Somali pirates attack tanker loaded with oil
Saturday's attack highlights the difficulty international forces face in patrolling the waters off Africa's coast.
The incident raises questions about the ability of international efforts to thoroughly monitor the dangerous waters off Somalia's coast, where such attacks have increased by 75 percent this year. Saturday's seizure is believed to be the biggest ship pirates have nabbed, and the hijacking occurred farther off the coast of Africa than pirates have roamed thus far. Now, "even the world's largest vessels are vulnerable," reports the Associated Press (AP).
According to the The Times (of London) the ship and its 25-member crew, which includes Britons, Croatians, Poles, Filipinos, and Saudi Arabians, are heading toward an area believed to be a safe haven for pirates.
Bloomberg reports that some news outlets have declared the ship has been freed. But the US Navy says the ship is believed to be heading toward the semiautonomous Somali region of Puntland.
Saturday's incursion comes after a spate of recent attacks – a chemical tanker owned by Japan was also seized Saturday – and 11 ships are currently being held while pirates await ransom monies, CNN reports.
According to Bloomberg, Saturday's attack signals Somali pirates are willing to take more risks.

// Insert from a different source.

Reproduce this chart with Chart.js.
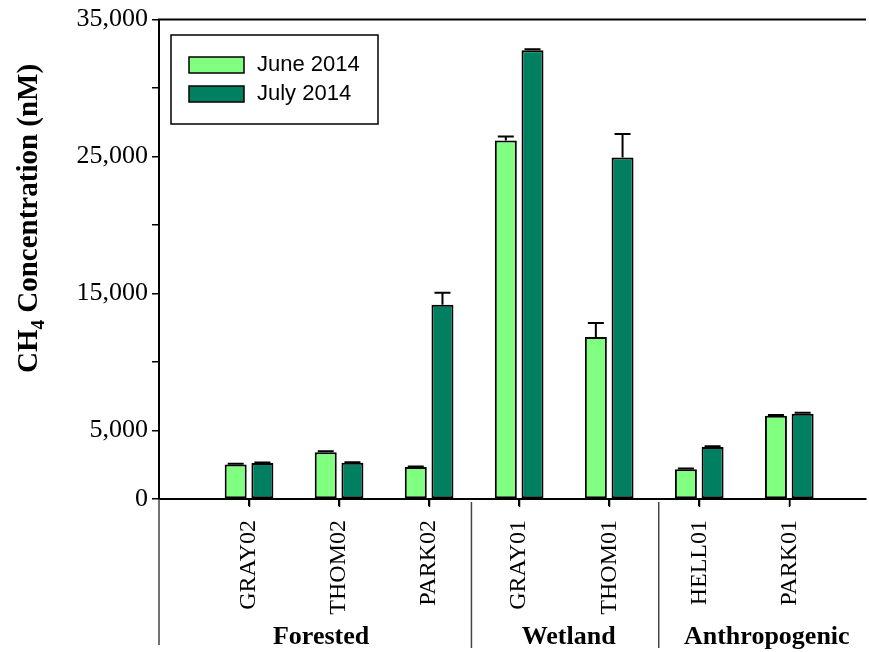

The most notable previous attack that pirates launched this year was on the MV Faina, a Ukrainian tanker carrying arms, that was seized in September and is among the 11 still being held. The Christian Science Monitor reported that the attack reinvigorated international efforts.
According to a September article in The Christian Science Monitor, piracy off Somalia's coast surged in 1991 following the government's collapse, but appeared to be under control as recently as two years ago.
The Times (of London) reports Saturday's hijacking has already had a ripple effect on the price of crude.